Monday, May 29

Kiss me, I’m vegetarian

A flush of pleasure came over me when I heard that Bombay is becoming increasingly vegetarian-friendly. Yes, we brutish fruitivores are abusing the underprivileged meat-eaters of the world who just can’t find any meat any more:

House hunters in Bombay increasingly are being asked: “Do you eat meat?” … “Some people are very strict. They won’t sell to a nonvegetarian even if he offers a higher price than a vegetarian…”

Suburban supermarkets have been known to dump their non-veg foods overnight because of complaints from shoppers. “We cleared our shelves of tuna tins and frozen chicken. We don’t keep any nonvegetarian items now,” said Neelam Ahuja, owner of the K-value supermarket. “Many customers don’t like non-veg, so we stopped stocking it…”

“It’s just not fair. It’s a monopoly by vegetarians,” said Kiran Talwar, 49, a prosthetics engineer who has seen vegetarianism take over restaurants and groceries all over his childhood neighborhood on posh Nepean Sea Road.

If you step out to eat, there’s nothing for miles because everything around is veggie,” he said. [Link via SM]

That sound you hear is the world’s smallest Carnatic violin. Welcome to my world. I was once served three sprigs of parsley and an orange slice as a meal. In the restaurant’s defense, it was a Black Angus.

India’s vegetarian food labeling law means that everything vegetarian gets a prominent green dot, so telling veg from non-veg is a cinch. Restaurants in Bombay have menus with vegetarian sections easily as long as the list of meat entrees. The U.S. is way behind here.

Andrew Sullivan points us to a story suggesting that in the future, rather than eating animals raised in inhuman conditions, meat-eaters will be eating non-sentient slabs of flesh farmed on scaffolds, just like human tissues for medical transplants are today:

I live with major cognitive dissonance, since I have been largely persuaded that the way in which most animals are treated and harvested for meat is unethical at best and may even be one the great moral enormities of our time. When I think that pigs have the same intelligence and range of feelings that dogs have, and then think of what they are subjected to in factory farming, I feel I am morally delinquent in eating bacon. And yet I still do. [Link]

To those who object that the image is unappetizing, I say that if people are willing to eat mystery meat from abused animals pumped full of hormones and slaughtered unhygienically by machines, I’m quite sure they’ll eat something farmed in a room.

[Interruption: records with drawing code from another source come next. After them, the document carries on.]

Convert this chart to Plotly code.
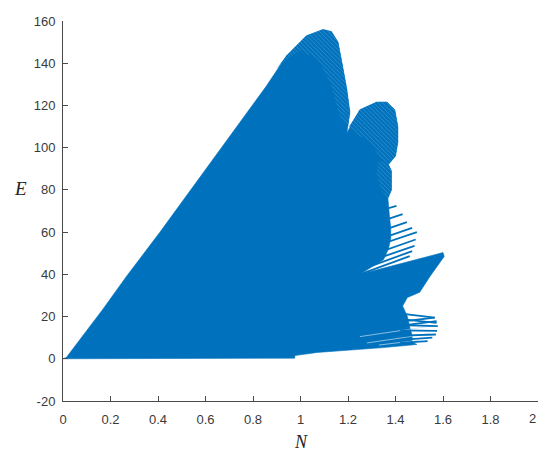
import plotly.graph_objects as go

# Outline of the dense line family (N, E), clockwise from origin
outline_N = [0.000, 0.014, 0.168, 0.267, 0.407, 0.548, 0.689, 0.773, 0.857, 0.941,
             1.025, 1.095, 1.130, 1.158, 1.178, 1.195, 1.208, 1.200, 1.195, 1.250,
             1.321, 1.364, 1.397, 1.410, 1.410, 1.400, 1.370, 1.383, 1.383, 1.368,
             1.370, 1.375, 1.380, 1.380, 1.370, 1.350, 1.250, 1.600, 1.605, 1.545,
             1.502, 1.450, 1.430, 1.450, 1.460, 1.470, 1.470, 1.490, 1.350, 1.210,
             1.070, 0.976, 0.976, 0.000]
outline_E = [0.0, 0.6, 23.5, 39.0, 59.8, 81.5, 103.5, 116.7, 129.3, 143.5,
             153.0, 156.0, 155.0, 150.0, 138.6, 127.7, 116.8, 110.0, 107.0, 118.0,
             121.6, 121.6, 118.0, 110.0, 102.6, 96.0, 92.0, 89.0, 80.0, 76.0,
             72.0, 67.0, 62.0, 57.0, 52.0, 47.0, 40.0, 50.3, 48.5, 39.0,
             31.5, 29.0, 25.0, 20.0, 15.0, 11.0, 8.0, 6.8, 5.3, 4.2,
             3.0, 1.5, 0.3, 0.0]

# Upper fan of long thin spikes (base -> tip)
upper_base_N = [1.33, 1.31, 1.30, 1.29, 1.28, 1.27, 1.26, 1.25, 1.25]
upper_base_E = [70.0, 64.0, 59.0, 55.0, 52.0, 48.0, 45.0, 42.0, 40.0]
upper_tip_N = [1.404, 1.430, 1.448, 1.470, 1.490, 1.485, 1.480, 1.470, 1.460]
upper_tip_E = [72.4, 68.5, 64.7, 62.0, 60.0, 56.5, 53.5, 51.0, 48.6]

# Lower fan of thin spikes (base -> tip)
lower_base_N = [1.20, 1.30, 1.38, 1.40, 1.41, 1.42, 1.42, 1.42, 1.42]
lower_base_E = [12.5, 16.0, 22.0, 19.0, 16.0, 13.5, 11.0, 9.0, 7.5]
lower_tip_N = [1.573, 1.565, 1.565, 1.573, 1.578, 1.575, 1.570, 1.555, 1.535]
lower_tip_E = [17.8, 19.5, 19.5, 17.0, 15.5, 13.2, 11.5, 10.0, 8.4]

# Light streaks between the lower spikes (start -> end)
streak_start_N = [1.25, 1.28, 1.33]
streak_start_E = [10.5, 7.5, 6.5]
streak_end_N = [1.55, 1.54, 1.50]
streak_end_E = [15.5, 11.8, 8.8]

# Hatched (lighter, streaky) caps of the lobes
cap1_N = [0.900, 0.941, 1.025, 1.095, 1.130, 1.158, 1.178, 1.195, 1.208, 1.200,
          1.170, 1.125, 1.070, 1.000, 0.930]
cap1_E = [137.5, 143.5, 153.0, 156.0, 155.0, 150.0, 138.6, 127.7, 116.8, 110.0,
          113.0, 131.0, 142.0, 146.0, 141.0]
cap2_N = [1.205, 1.250, 1.321, 1.364, 1.397, 1.410, 1.410, 1.400, 1.370, 1.330,
          1.290, 1.240]
cap2_E = [110.0, 118.0, 121.6, 121.6, 118.0, 110.0, 102.6, 96.0, 92.0, 96.0,
          103.0, 106.0]
cap3_N = [1.330, 1.370, 1.383, 1.383, 1.368, 1.340, 1.320]
cap3_E = [94.0, 92.0, 89.0, 80.0, 76.0, 80.0, 88.0]

x_ticks = [0, 0.2, 0.4, 0.6, 0.8, 1, 1.2, 1.4, 1.6, 1.8]
x_tick_labels = ["0", "0.2", "0.4", "0.6", "0.8", "1", "1.2", "1.4", "1.6", "1.8"]
y_ticks = [-20, 0, 20, 40, 60, 80, 100, 120, 140, 160]
y_tick_labels = ["-20", "0", "20", "40", "60", "80", "100", "120", "140", "160"]

BLUE = "#0072BD"
AX = "#4a4a4a"
TICKFONT = dict(family="Liberation Sans, Arial, sans-serif", size=13, color="#3a3a3a")

fig = go.Figure()
fig.add_trace(go.Scatter(
    x=outline_N, y=outline_E, mode="lines", fill="toself",
    fillcolor=BLUE, line=dict(color=BLUE, width=0.6), hoverinfo="skip",
    showlegend=False))


def segments(bx, by, tx, ty):
    xs, ys = [], []
    for a, b, c, d in zip(bx, by, tx, ty):
        xs += [a, c, None]
        ys += [b, d, None]
    return xs, ys


for cx, cy in [(cap1_N, cap1_E), (cap2_N, cap2_E), (cap3_N, cap3_E)]:
    fig.add_trace(go.Scatter(
        x=cx, y=cy, mode="lines", fill="toself", fillcolor=BLUE,
        fillpattern=dict(shape="\\", bgcolor=BLUE, fgcolor="#9cc6e8", size=3, solidity=0.2),
        line=dict(width=0, color=BLUE), hoverinfo="skip", showlegend=False))

sx, sy = segments(streak_start_N, streak_start_E, streak_end_N, streak_end_E)
fig.add_trace(go.Scatter(x=sx, y=sy, mode="lines",
                         line=dict(color="rgba(190,220,245,0.7)", width=1),
                         hoverinfo="skip", showlegend=False))

for bx, by, tx, ty in [(upper_base_N, upper_base_E, upper_tip_N, upper_tip_E),
                       (lower_base_N, lower_base_E, lower_tip_N, lower_tip_E)]:
    sx, sy = segments(bx, by, tx, ty)
    fig.add_trace(go.Scatter(x=sx, y=sy, mode="lines", line=dict(color=BLUE, width=1.8),
                             hoverinfo="skip", showlegend=False))

axis_common = dict(
    showgrid=False, zeroline=False, showline=True, linecolor=AX, linewidth=1,
    ticks="inside", ticklen=5, tickcolor=AX, tickwidth=1, tickfont=TICKFONT, mirror=False,
)
fig.update_xaxes(range=[0, 2], tickvals=x_ticks + [2], ticktext=x_tick_labels + [""],
                 ticklabelstandoff=6, **axis_common)
fig.update_yaxes(range=[-20, 160], tickvals=y_ticks, ticktext=y_tick_labels,
                 ticklabelstandoff=4, **axis_common)

W, H = 539, 452
ML, MR, MT, MB = 63, 1, 21, 51
pw, ph = W - ML - MR, H - MT - MB

fig.add_annotation(text="2", x=1.0, xref="paper", xanchor="right",
                   y=(H - MB - 418) / ph, yref="paper", yanchor="middle",
                   showarrow=False, font=TICKFONT)
fig.add_annotation(text="<i>N</i>", x=1.0, xref="x", y=(H - MB - 442) / ph, yref="paper",
                   yanchor="middle", showarrow=False,
                   font=dict(family="Liberation Serif, serif", size=18, color="#222"))
fig.add_annotation(text="<i>E</i>", x=(20 - ML) / pw, xref="paper", y=80.8, yref="y",
                   xanchor="center", showarrow=False,
                   font=dict(family="Liberation Serif, serif", size=19, color="#222"))

fig.update_layout(
    width=W, height=H, margin=dict(l=ML, r=MR, t=MT, b=MB),
    paper_bgcolor="white", plot_bgcolor="white",
)
fig.write_html("out.html")
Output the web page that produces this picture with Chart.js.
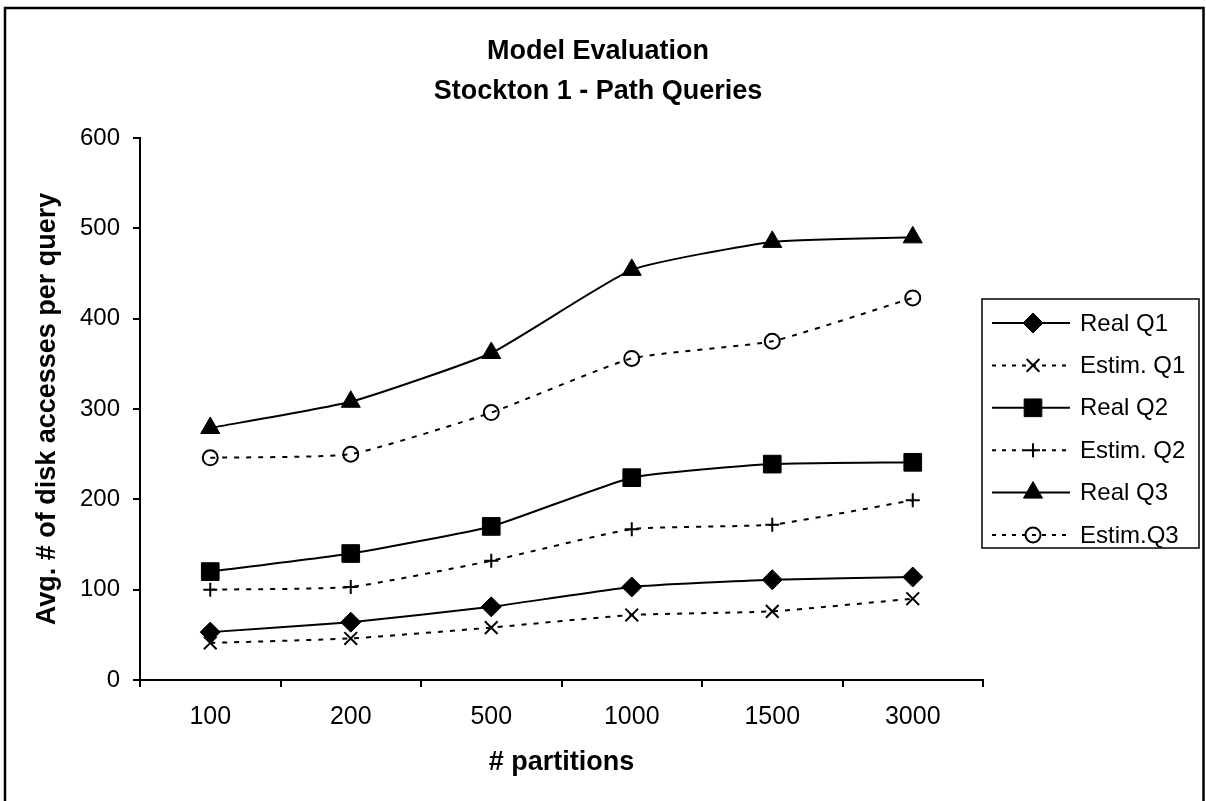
<!DOCTYPE html>
<html><head><meta charset="utf-8">
<script src="https://cdn.jsdelivr.net/npm/chart.js@4/dist/chart.umd.min.js"></script>
<style>html,body{margin:0;padding:0;background:#fff}canvas{display:block}</style>
</head><body>
<canvas id="c" width="1206" height="801"></canvas>
<script>
const categories = ['100', '200', '500', '1000', '1500', '3000'];
const realQ1  = [53, 64, 81, 103, 111, 114];
const estimQ1 = [41, 46, 58, 72, 76, 90];
const realQ2  = [120, 140, 170, 224, 239, 241];
const estimQ2 = [100, 103, 132, 167, 172, 199];
const realQ3  = [279, 308, 362, 454, 485, 490];
const estimQ3 = [246, 250, 296, 356, 375, 423];
const yMin = 0, yMax = 600, yStep = 100;
const titleLines = ['Model Evaluation', 'Stockton 1 - Path Queries'];
const xTitle = '# partitions';
const yTitle = 'Avg. # of disk accesses per query';

Chart.defaults.font.family = "'Liberation Sans', Arial, sans-serif";
Chart.defaults.color = '#000';

const solid = (label, data, style, r) => ({
  label, data, borderColor: '#000', backgroundColor: '#000', borderWidth: 2,
  pointStyle: style, pointRadius: r, pointBorderWidth: 1,
  pointBackgroundColor: '#000', pointBorderColor: '#000', tension: 0.15, fill: false
});
const dashed = (label, data, style, r) => ({
  label, data, borderColor: '#000', backgroundColor: 'rgba(0,0,0,0)', borderWidth: 2,
  borderDash: [5, 7], pointStyle: style, pointRadius: r, pointBorderWidth: 2,
  pointBackgroundColor: 'rgba(0,0,0,0)', pointBorderColor: '#000', tension: 0.15, fill: false
});

const legendPlugin = {
  id: 'boxLegend',
  afterDraw(chart) {
    const ctx = chart.ctx;
    ctx.save();
    ctx.strokeStyle = '#000';
    ctx.lineWidth = 2.5;
    ctx.strokeRect(5, 8, 1198.5, 900);
    ctx.lineWidth = 1.5;
    ctx.strokeRect(982, 299, 217, 249);
    const y0 = 323, dy = 42.4;
    chart.data.datasets.forEach((ds, i) => {
      const y = y0 + i * dy;
      ctx.save();
      ctx.strokeStyle = '#000';
      ctx.lineWidth = ds.borderWidth;
      ctx.setLineDash(ds.borderDash ? [4, 6] : []);
      ctx.beginPath(); ctx.moveTo(992, y); ctx.lineTo(1070, y); ctx.stroke();
      ctx.setLineDash([]);
      ctx.fillStyle = ds.pointBackgroundColor;
      ctx.strokeStyle = ds.pointBorderColor;
      ctx.lineWidth = ds.pointBorderWidth;
      Chart.helpers.drawPoint(ctx, {pointStyle: ds.pointStyle, radius: ds.pointRadius, borderWidth: ds.pointBorderWidth, rotation: 0}, 1033, y);
      ctx.restore();
      ctx.fillStyle = '#000';
      ctx.font = "24px 'Liberation Sans', Arial, sans-serif";
      ctx.textAlign = 'left';
      ctx.textBaseline = 'middle';
      ctx.fillText(ds.label, 1080, y + 1);
    });
    ctx.restore();
  }
};

new Chart(document.getElementById('c'), {
  type: 'line',
  data: {
    labels: categories,
    datasets: [
      solid('Real Q1', realQ1, 'rectRot', 10),
      dashed('Estim. Q1', estimQ1, 'crossRot', 9),
      solid('Real Q2', realQ2, 'rect', 12.5),
      dashed('Estim. Q2', estimQ2, 'cross', 7),
      solid('Real Q3', realQ3, 'triangle', 11),
      dashed('Estim.Q3', estimQ3, 'circle', 7.5)
    ]
  },
  options: {
    responsive: false,
    devicePixelRatio: 1,
    animation: false,
    layout: {padding: {left: 0, right: 10, top: 0, bottom: 0}},
    plugins: {
      legend: {display: false},
      tooltip: {enabled: false},
      title: {
        display: true, text: titleLines, color: '#000',
        font: {size: 27, weight: 'bold', lineHeight: '40px'},
        padding: {top: 32, bottom: 26}
      }
    },
    scales: {
      x: {
        type: 'category',
        offset: true,
        grid: {display: true, offset: true, drawOnChartArea: false, drawTicks: true, tickLength: 7, color: '#000', lineWidth: 2},
        border: {display: true, color: '#000', width: 2},
        ticks: {font: {size: 25}, color: '#000', padding: 15, maxRotation: 0, autoSkip: false},
        title: {display: true, text: xTitle, color: '#000', font: {size: 27, weight: 'bold'}, padding: {top: 0, bottom: 22}},
        afterFit(s) { s.height = 121; }
      },
      y: {
        type: 'linear', position: 'left', min: yMin, max: yMax,
        grid: {display: true, drawOnChartArea: false, drawTicks: true, tickLength: 7, color: '#000', lineWidth: 2},
        border: {display: true, color: '#000', width: 2},
        ticks: {stepSize: yStep, font: {size: 24}, color: '#000', padding: 13},
        title: {display: true, text: yTitle, color: '#000', font: {size: 27, weight: 'bold'}, padding: {top: 31, bottom: 0}},
        afterFit(s) { s.width = 140; }
      },
      yR: {
        type: 'linear', position: 'right', display: true,
        grid: {display: false}, border: {display: false}, ticks: {display: false},
        afterFit(s) { s.width = 213; }
      }
    }
  },
  plugins: [legendPlugin]
});
</script>
</body></html>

I will say though that a lot of the restrictions by Bombay landlords feel finicky and arbitrary — only Christians, no Christians, no actors, only MNC executives, and on and on.

Related posts: How to befriend a vegetarian, Appreciating anew, Happy Thanksgiving, Ravi Chand, melon eater, Is your computer vegetarian?

Hoarding

6 comments

 Comment feed
  1. 1brown_fob

    People in US appear confused when I say that I’m a “born” vegetarian. They often ask questions like - “so you only eat fish”!!, “you don’t eat chicken too ?”, “by vegetarain you mean that you don’t eat beef..right? “, “you’ve never tasted meat”, “so you eat just salad”

    Initially, I used to explain them about desi vegetarian delights…but now I’ve given up :)

  2. 2hairy d

    late hour - speed reading - i read your first line as “horse hunter” and was weirded out. anyway, brown-fob - i am partially guilty for the misinformation - people like i are vege by choice and our choices have varied dramatically - there was a time when i’d only consume duck - the gau is the mata but the duck is a step-cuz three times removed

  3. 3chick pea

    ahhhh.. finally… us veggie people (i was served 1 dinner roll once at some place in DC)… have some sort of upper hand… in housing markets of mumbai nonetheless…

  4. 4AB

    I can certainly relate to a lot of these experiences, being a vegetarian myself. One of the most difficult things is to deal with parties where they order meat and practically nothing else. I’ve been to some office parties where I had dinner rolls and cookies for lunch. Now that they know I’m a vegetarian, they add raw broccoli and cauliflower to the menu. I’m not sure which one I like better - not eating at all or eating raw broccoli and cauliflower. The general impression of most people here seems to be that vegetarians eat salads only. Hell, even the salads here have meat in them! It took me about a year to figure out what was “safe” as far as veggie food goes.

  5. 5Prashant Kothari

    I heard that Bombay is becoming increasingly vegetarian-friendly.

    vegetarianism take over restaurants and groceries all over his childhood neighborhood on posh Nepean Sea Road.

    This is nothing new. Most of my relatives grew up in buildings (back in the 1950s and 1960s) that were vegetarian-only. Then and now, all other things being equal, a any building with a Jain temple in its compound (implying that the building is vegetarian-only) is more expensive real estate — 10% to 15% higher.

  6. 6xmeatizmurderx

    aaah. I love being surrounded by other vegetarians. : ) Well, I know where I’m going for my next vacation!